Task directions:
Read the lines below. Copy out any that hold the string "seaborn".

Data extract:
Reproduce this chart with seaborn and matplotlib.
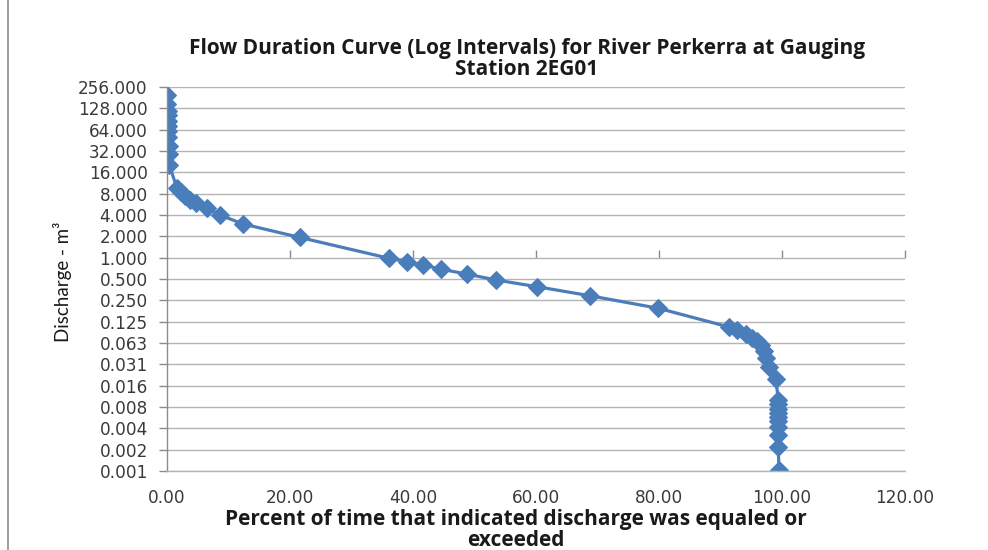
import numpy as np
import pandas as pd
import seaborn as sns
import matplotlib
matplotlib.use("Agg")
import matplotlib.pyplot as plt
from matplotlib.ticker import FixedLocator, FixedFormatter, NullLocator
from matplotlib.lines import Line2D
from decimal import Decimal, ROUND_HALF_UP

# Flow duration data for River Perkerra, gauging station 2EG01
percent_exceeded = [
    0.00, 0.05, 0.10, 0.10, 0.15, 0.15, 0.20, 0.20, 0.25, 0.30, 0.40,
    1.6, 2.3, 2.9, 3.7, 4.7, 6.5, 8.6, 12.4, 21.6,
    36.1, 39.0, 41.6, 44.6, 48.7, 53.5, 60.2, 68.8, 79.9,
    91.4, 92.7, 94.1, 95.1, 95.9, 96.6, 97.1, 97.4, 97.9, 99.0,
    99.4, 99.4, 99.4, 99.4, 99.4, 99.4, 99.4, 99.4, 99.4, 99.5,
]
discharge = [
    195, 149, 119, 102, 86, 73, 62, 50, 38, 29, 20,
    9.66, 8.48, 7.45, 6.54, 5.93, 5.03, 4.0, 2.98, 1.93,
    0.98, 0.877, 0.79, 0.686, 0.589, 0.484, 0.389, 0.29, 0.193,
    0.105, 0.095, 0.0836, 0.0745, 0.0664, 0.0583, 0.048, 0.038, 0.029, 0.0194,
    0.00975, 0.0085, 0.0074, 0.0065, 0.0057, 0.0049, 0.0041, 0.0031, 0.0021, 0.001,
]

# Axis tick values (log base 2 axis)
y_exponents = list(range(-10, 9))
x_ticks = [0, 20, 40, 60, 80, 100, 120]

title_text = "Flow Duration Curve (Log Intervals) for River Perkerra at Gauging\nStation 2EG01"
x_label = "Percent of time that indicated discharge was equaled or\nexceeded"
y_label = "Discharge - m\u00b3"


def fmt_half_up(v, places):
    q = Decimal(1).scaleb(-places)
    return str(Decimal(v).quantize(q, rounding=ROUND_HALF_UP))


df = pd.DataFrame({"pct": percent_exceeded, "q": discharge})

sns.set_theme(style="white")
plt.rcParams["font.family"] = ["DejaVu Sans"]

W, H = 988, 550
fig = plt.figure(figsize=(W / 100, H / 100), dpi=100)
ax = fig.add_axes([167 / W, 1 - 471 / H, (905 - 167) / W, (471 - 87) / H])

line_color = "#4A7EBB"
grid_color = "#B4B4B4"
axis_color = "#8C8C8C"
label_color = "#3a3a3a"

sns.lineplot(data=df, x="pct", y="q", sort=False, estimator=None, ax=ax,
             color=line_color, linewidth=2.3, marker="D", markersize=9.5,
             markeredgecolor=line_color, markerfacecolor=line_color, legend=False)

ax.set_yscale("log", base=2)
ax.set_ylim(2.0 ** y_exponents[0], 2.0 ** y_exponents[-1])
ax.set_xlim(x_ticks[0], x_ticks[-1])

y_ticks = [2.0 ** k for k in y_exponents]
ax.yaxis.set_major_locator(FixedLocator(y_ticks))
ax.yaxis.set_major_formatter(FixedFormatter([fmt_half_up(v, 3) for v in y_ticks]))
ax.yaxis.set_minor_locator(NullLocator())
ax.xaxis.set_major_locator(FixedLocator(x_ticks))
ax.xaxis.set_major_formatter(FixedFormatter([f"{v:.2f}" for v in x_ticks]))

ax.grid(axis="y", color=grid_color, linewidth=1.0)
ax.grid(axis="x", visible=False)
ax.set_axisbelow(True)

for side in ["top", "right"]:
    ax.spines[side].set_visible(False)
ax.spines["bottom"].set_color(grid_color)
ax.spines["bottom"].set_linewidth(1.0)
ax.spines["left"].set_color(axis_color)
ax.spines["left"].set_linewidth(1.0)

ax.tick_params(axis="y", direction="out", length=5.8, width=1.0, color=axis_color,
               pad=8, labelsize=12.2, labelcolor=label_color, left=True)
ax.tick_params(axis="x", length=0, pad=13, labelsize=12.2, labelcolor=label_color)

# Horizontal axis line crosses the value axis at 1.0
frac = (0 - y_exponents[0]) / (y_exponents[-1] - y_exponents[0])
sec = ax.secondary_xaxis(frac)
sec.xaxis.set_major_locator(FixedLocator(x_ticks[1:]))
sec.tick_params(axis="x", direction="out", length=5.8, width=1.0, color=axis_color,
                labelbottom=False, labeltop=False)
sec.spines["bottom"].set_color(axis_color)
sec.spines["bottom"].set_linewidth(1.0)
for s in ["top", "left", "right"]:
    sec.spines[s].set_visible(False)

ax.set_xlabel("")
ax.set_ylabel("")

fig.text(527 / W, 1 - 59 / H, title_text, ha="center", va="center",
         fontsize=15.0, fontweight="bold", family=["Open Sans", "DejaVu Sans"],
         linespacing=1.02, color="#1a1a1a")
fig.text(516 / W, 1 - 530 / H, x_label, ha="center", va="center",
         fontsize=15.0, fontweight="bold", family=["Open Sans", "DejaVu Sans"],
         linespacing=0.98, color="#1a1a1a")
fig.text(62 / W, 1 - 282 / H, y_label, ha="center", va="center", rotation=90,
         fontsize=13.5, family=["Lato", "DejaVu Sans"], color="#1a1a1a")

# Chart area border on the left
fig.add_artist(Line2D([8 / W, 8 / W], [0, 1], transform=fig.transFigure,
                      color="#8C8C8C", linewidth=1.2))

fig.savefig("out.png", dpi=100, facecolor="white")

Task result:
Reproduce this chart with seaborn and matplotlib.
import seaborn as sns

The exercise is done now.